▸ GOAL
Can you transcribe every line exactly and leave the pictures behind?

▸ SOURCE EXCERPT
····················
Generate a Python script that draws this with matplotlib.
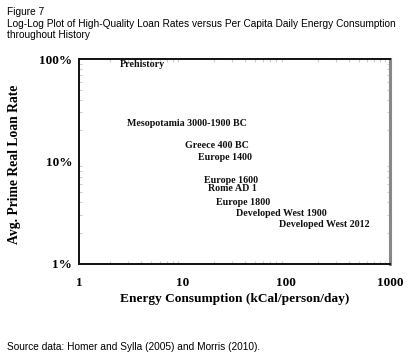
import matplotlib
matplotlib.use("Agg")
import matplotlib.pyplot as plt
from matplotlib.ticker import FixedLocator, NullFormatter, LogLocator

labels = ["Prehistory", "Mesopotamia 3000-1900 BC", "Greece 400 BC", "Europe 1400",
          "Europe 1600", "Rome AD 1", "Europe 1800", "Developed West 1900",
          "Developed West 2012"]
energy = [4.05, 11.0, 21.4, 25.6, 29.2, 30.5, 38.1, 88.7, 230]
rate = [89, 23.2, 14.1, 10.9, 6.5, 5.4, 3.95, 3.07, 2.39]

xticks = [1, 10, 100, 1000]
xticklabels = ["1", "10", "100", "1000"]
yticks = [1, 10, 100]
yticklabels = ["1%", "10%", "100%"]

serif = ["Liberation Serif", "DejaVu Serif"]
sans = ["Liberation Sans", "DejaVu Sans"]

fig = plt.figure(figsize=(4.12, 3.56), dpi=100)
ax = fig.add_axes([79/412, 1-263.5/356, (390-79)/412, (263.5-59)/356])
ax.set_xscale("log")
ax.set_yscale("log")
ax.set_xlim(1, 1000)
ax.set_ylim(1, 100)

for lab, x, y in zip(labels, energy, rate):
    ax.text(x, y, lab, ha="center", va="center", fontsize=7.2, fontweight="bold",
            family=serif, color="#111111")

ax.xaxis.set_major_locator(FixedLocator(xticks))
ax.yaxis.set_major_locator(FixedLocator(yticks))
ax.set_xticklabels(xticklabels, family=serif, fontweight="bold", fontsize=9.5)
ax.set_yticklabels(yticklabels, family=serif, fontweight="bold", fontsize=9.5)
ax.xaxis.set_minor_locator(LogLocator(base=10, subs=range(2, 10)))
ax.yaxis.set_minor_locator(LogLocator(base=10, subs=range(2, 10)))
ax.xaxis.set_minor_formatter(NullFormatter())
ax.yaxis.set_minor_formatter(NullFormatter())
ax.tick_params(which="both", direction="in", top=True, right=True, color="#cccccc")
ax.tick_params(axis="x", which="major", length=0, pad=10)
ax.tick_params(axis="y", which="major", length=0, pad=5)
ax.tick_params(which="minor", length=2.5, width=0.8)

for s in ["left", "bottom", "top"]:
    ax.spines[s].set_linewidth(1.4)
    ax.spines[s].set_color("#111111")
ax.spines["right"].set_linewidth(2.2)
ax.spines["right"].set_color("#888888")

ax.set_xlabel("Energy Consumption (kCal/person/day)", family=serif, fontweight="bold",
              fontsize=9.6)
ax.xaxis.set_label_coords(0.5, -0.145)
ax.set_ylabel("Avg. Prime Real Loan Rate", family=serif, fontweight="bold",
              fontsize=9.8)
ax.yaxis.set_label_coords(-0.185, 0.487)

fig.text(7/412, 1-12/356, "Figure 7", family=sans, fontsize=7.3, va="center")
fig.text(7/412, 1-24/356, "Log-Log Plot of High-Quality Loan Rates versus Per Capita Daily Energy Consumption",
         family=sans, fontsize=7.3, va="center")
fig.text(7/412, 1-35/356, "throughout History", family=sans, fontsize=7.3, va="center")
fig.text(7/412, 1-347/356, "Source data: Homer and Sylla (2005) and Morris (2010).",
         family=sans, fontsize=7.3, va="center")

fig.savefig("out.png", dpi=100)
····················
▸ WRITTEN ANSWER
Generate a Python script that draws this with matplotlib.
import matplotlib
matplotlib.use("Agg")
import matplotlib.pyplot as plt
from matplotlib.ticker import FixedLocator, NullFormatter, LogLocator

labels = ["Prehistory", "Mesopotamia 3000-1900 BC", "Greece 400 BC", "Europe 1400",
          "Europe 1600", "Rome AD 1", "Europe 1800", "Developed West 1900",
          "Developed West 2012"]
energy = [4.05, 11.0, 21.4, 25.6, 29.2, 30.5, 38.1, 88.7, 230]
rate = [89, 23.2, 14.1, 10.9, 6.5, 5.4, 3.95, 3.07, 2.39]

xticks = [1, 10, 100, 1000]
xticklabels = ["1", "10", "100", "1000"]
yticks = [1, 10, 100]
yticklabels = ["1%", "10%", "100%"]

serif = ["Liberation Serif", "DejaVu Serif"]
sans = ["Liberation Sans", "DejaVu Sans"]

fig = plt.figure(figsize=(4.12, 3.56), dpi=100)
ax = fig.add_axes([79/412, 1-263.5/356, (390-79)/412, (263.5-59)/356])
ax.set_xscale("log")
ax.set_yscale("log")
ax.set_xlim(1, 1000)
ax.set_ylim(1, 100)

for lab, x, y in zip(labels, energy, rate):
    ax.text(x, y, lab, ha="center", va="center", fontsize=7.2, fontweight="bold",
            family=serif, color="#111111")

ax.xaxis.set_major_locator(FixedLocator(xticks))
ax.yaxis.set_major_locator(FixedLocator(yticks))
ax.set_xticklabels(xticklabels, family=serif, fontweight="bold", fontsize=9.5)
ax.set_yticklabels(yticklabels, family=serif, fontweight="bold", fontsize=9.5)
ax.xaxis.set_minor_locator(LogLocator(base=10, subs=range(2, 10)))
ax.yaxis.set_minor_locator(LogLocator(base=10, subs=range(2, 10)))
ax.xaxis.set_minor_formatter(NullFormatter())
ax.yaxis.set_minor_formatter(NullFormatter())
ax.tick_params(which="both", direction="in", top=True, right=True, color="#cccccc")
ax.tick_params(axis="x", which="major", length=0, pad=10)
ax.tick_params(axis="y", which="major", length=0, pad=5)
ax.tick_params(which="minor", length=2.5, width=0.8)

for s in ["left", "bottom", "top"]:
    ax.spines[s].set_linewidth(1.4)
    ax.spines[s].set_color("#111111")
ax.spines["right"].set_linewidth(2.2)
ax.spines["right"].set_color("#888888")

ax.set_xlabel("Energy Consumption (kCal/person/day)", family=serif, fontweight="bold",
              fontsize=9.6)
ax.xaxis.set_label_coords(0.5, -0.145)
ax.set_ylabel("Avg. Prime Real Loan Rate", family=serif, fontweight="bold",
              fontsize=9.8)
ax.yaxis.set_label_coords(-0.185, 0.487)

fig.text(7/412, 1-12/356, "Figure 7", family=sans, fontsize=7.3, va="center")
fig.text(7/412, 1-24/356, "Log-Log Plot of High-Quality Loan Rates versus Per Capita Daily Energy Consumption",
         family=sans, fontsize=7.3, va="center")
fig.text(7/412, 1-35/356, "throughout History", family=sans, fontsize=7.3, va="center")
fig.text(7/412, 1-347/356, "Source data: Homer and Sylla (2005) and Morris (2010).",
         family=sans, fontsize=7.3, va="center")

fig.savefig("out.png", dpi=100)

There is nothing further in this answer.